5.21 Homework
One way to extend our simple Wright-Fisher model is to add in selection as a parameter. Selection affects our model by altering the probability of sampling our allele of interest each generation (e.g., positive selection increases the probability, and negative selection decreases it).
Previously, we assumed that this probability was equivalent to the allele’s frequency, or \(p = \frac{i}{N_e}\), where \(N_e\) is the population size and \(i\) is the number of individuals who carry the allele.
For the purposes of this homework, we assume that in a model with selection, this probability is instead:
\[ p = \frac{i(1 + s)}{N_e - i + i(1+s)} \]
where \(s\) is the selection coefficient, and ranges from -1
to 1
.
What does this probability become in the absence of selection (i.e., when \(s = 0\))?
The probability becomes \(\frac{i}{N_e}\), which is the same as the allele frequency.
5.21.0.1 Learning Objectives
- Practice writing functions in R
- Interpret allele frequency trajectories under selection and drift
5.21.0.2 Assignment
In the code block below, modify your run_sim
function so that it takes in a selection coefficient s
as a parameter. Run the simulation a few times with and without (s = 0
) selection, but keeping other parameters the same (Ne = 10000
, freq = 0.5
, generations = 10000
). What do you notice about the allele frequency trajectories?

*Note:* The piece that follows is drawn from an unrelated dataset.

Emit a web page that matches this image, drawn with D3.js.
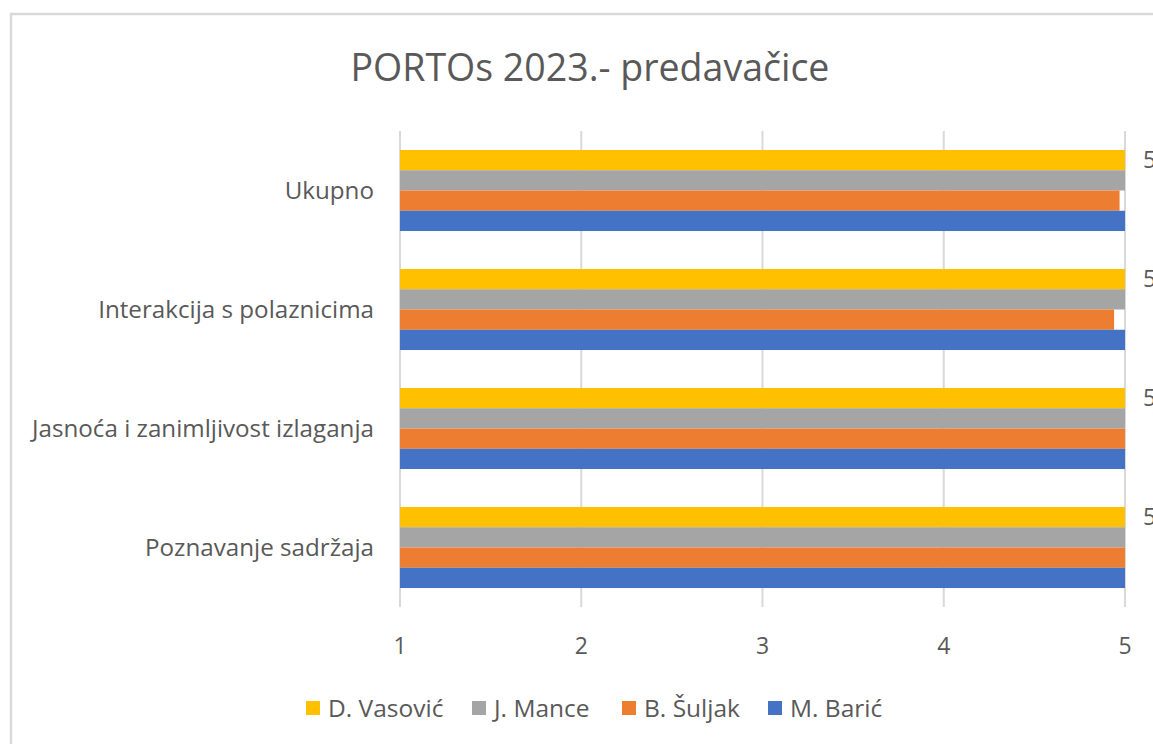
<!DOCTYPE html>
<html>
<head>
<meta charset="utf-8">
<script src="https://cdn.jsdelivr.net/npm/d3@7"></script>
<style>
  html, body { margin: 0; padding: 0; background: #fff; overflow: hidden; }
  svg { display: block; }
</style>
</head>
<body>
<div id="chart-container"></div>
<script>
// Kategorije (odozgo prema dolje)
const categories = ["Ukupno", "Interakcija s polaznicima", "Jasnoća i zanimljivost izlaganja", "Poznavanje sadržaja"];

// Serije (redoslijed unutar grupe, odozgo prema dolje)
const seriesNames = ["D. Vasović", "J. Mance", "B. Šuljak", "M. Barić"];
const vasovic = [5, 5, 5, 5];
const mance = [5, 5, 5, 5];
const suljak = [4.97, 4.94, 5, 5];
const baric = [5, 5, 5, 5];
const seriesColors = ["#FFC000", "#A5A5A5", "#ED7D31", "#4472C4"];

const xTicks = [1, 2, 3, 4, 5];

const W = 1153, H = 744;
const font = "'Open Sans', 'Noto Sans', sans-serif";
const textColor = "#595959";
const gridColor = "#d9d9d9";

const svg = d3.select("#chart-container").append("svg")
    .attr("width", W)
    .attr("height", H)
    .style("font-family", font);

// Okvir grafikona
svg.append("rect")
    .attr("x", 11).attr("y", 14)
    .attr("width", 1300).attr("height", 900)
    .attr("fill", "#fff")
    .attr("stroke", gridColor)
    .attr("stroke-width", 2.5);

// Naslov
svg.append("text")
    .attr("x", 590)
    .attr("y", 81)
    .attr("text-anchor", "middle")
    .attr("fill", textColor)
    .style("font-size", "37.5px")
    .text("PORTOs 2023.- predavačice");

// Skale
const x = d3.scaleLinear().domain([1, 5]).range([400, 1125]);
const y = d3.scaleBand().domain(categories).range([131, 607]).paddingInner(0.319).paddingOuter(0.1595);
const ySub = d3.scaleBand().domain(seriesNames).range([0, y.bandwidth()]);

const seriesData = [vasovic, mance, suljak, baric];

// Mreža
svg.append("g")
    .selectAll("line")
    .data(xTicks)
    .join("line")
    .attr("x1", d => x(d))
    .attr("x2", d => x(d))
    .attr("y1", 131)
    .attr("y2", 607)
    .attr("stroke", gridColor)
    .attr("stroke-width", 2);

// Stupci
const groups = svg.append("g")
    .selectAll("g")
    .data(categories)
    .join("g")
    .attr("transform", d => `translate(0,${y(d)})`);

groups.selectAll("rect")
    .data((c, i) => seriesNames.map((s, j) => ({ s, v: seriesData[j][i], color: seriesColors[j] })))
    .join("rect")
    .attr("x", x(1))
    .attr("y", d => ySub(d.s))
    .attr("width", d => x(d.v) - x(1))
    .attr("height", ySub.bandwidth())
    .attr("fill", d => d.color);

// Oznake podataka (u originalu odrezane desnim rubom)
groups.append("text")
    .attr("x", (c, i) => x(vasovic[i]) + 18)
    .attr("y", ySub("D. Vasović") + ySub.bandwidth() / 2)
    .attr("dy", "0.35em")
    .attr("fill", textColor)
    .style("font-size", "23px")
    .text((c, i) => vasovic[i]);

// Os y - nazivi kategorija
svg.append("g")
    .selectAll("text")
    .data(categories)
    .join("text")
    .attr("x", 374)
    .attr("y", d => y(d) + y.bandwidth() / 2)
    .attr("dy", "0.35em")
    .attr("text-anchor", "end")
    .attr("fill", textColor)
    .style("font-size", "24.2px")
    .text(d => d);

// Os x - oznake
svg.append("g")
    .selectAll("text")
    .data(xTicks)
    .join("text")
    .attr("x", d => x(d))
    .attr("y", 654)
    .attr("text-anchor", "middle")
    .attr("fill", textColor)
    .style("font-size", "23px")
    .text(d => d);

// Legenda
const legendX = [306, 472, 622, 768];
const legend = svg.append("g")
    .selectAll("g")
    .data(seriesNames)
    .join("g")
    .attr("transform", (d, i) => `translate(${legendX[i]},701)`);

legend.append("rect")
    .attr("width", 14)
    .attr("height", 14)
    .attr("fill", (d, i) => seriesColors[i]);

legend.append("text")
    .attr("x", 22)
    .attr("y", 16)
    .attr("fill", textColor)
    .style("font-size", "24.5px")
    .text(d => d);
</script>
</body>
</html>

Note that most selection coefficients are thought to be extremely small – the largest known selection coefficients in humans are around 0.05.
Solution
# simulation function with selection
run_sim_selection <- function(Ne, freq, generations, s) {
freq_vector <- freq
for (i in 1:generations) {
# calculate p, the probability of sampling the allele, based on s
i <- freq * Ne # number of individuals who currently carry the allele
p <- i*(1+s) / (Ne - i + i*(1+s))
# prob is now `p`, rather than `freq`
new_freq <- rbinom(n = 1, size = Ne, prob = p) / Ne
freq_vector <- c(freq_vector, new_freq)
freq <- new_freq
}
# convert vector of AFs into a tibble for plotting
sim_results <- tibble(afs = freq_vector,
gen = 1:(generations+1))
# return the tibble of AFs, so that we can access the results
return(sim_results)
}
Run and plot the simulation with selection:
results <- run_sim_selection(Ne = 10000,
freq = 0.5,
generations = 10000,
s = -0.001)
ggplot() +
geom_line(data = results, aes(x = gen, y = afs)) +
ylim(0, 1) +
ylab("Allele frequency") +
xlab("Generation") +
ggtitle("Simulation with selection") +
theme(plot.title = element_text(hjust = 0.5)) # to center the title
Run and plot the simulation without selection:
results <- run_sim_selection(Ne = 10000,
freq = 0.5,
generations = 10000,
s = 0)
ggplot() +
geom_line(data = results, aes(x = gen, y = afs)) +
ylim(0, 1) +
ylab("Allele frequency") +
xlab("Generation") +
ggtitle("Simulation without selection") +
theme(plot.title = element_text(hjust = 0.5)) # to center the title
We observe that selection tends to decrease the time it takes for an allele to either fix or go extinct, because it directionally biases the probability of sampling that allele. Decreasing the absolute value of the selection coefficient will make the simulation behave more like drift.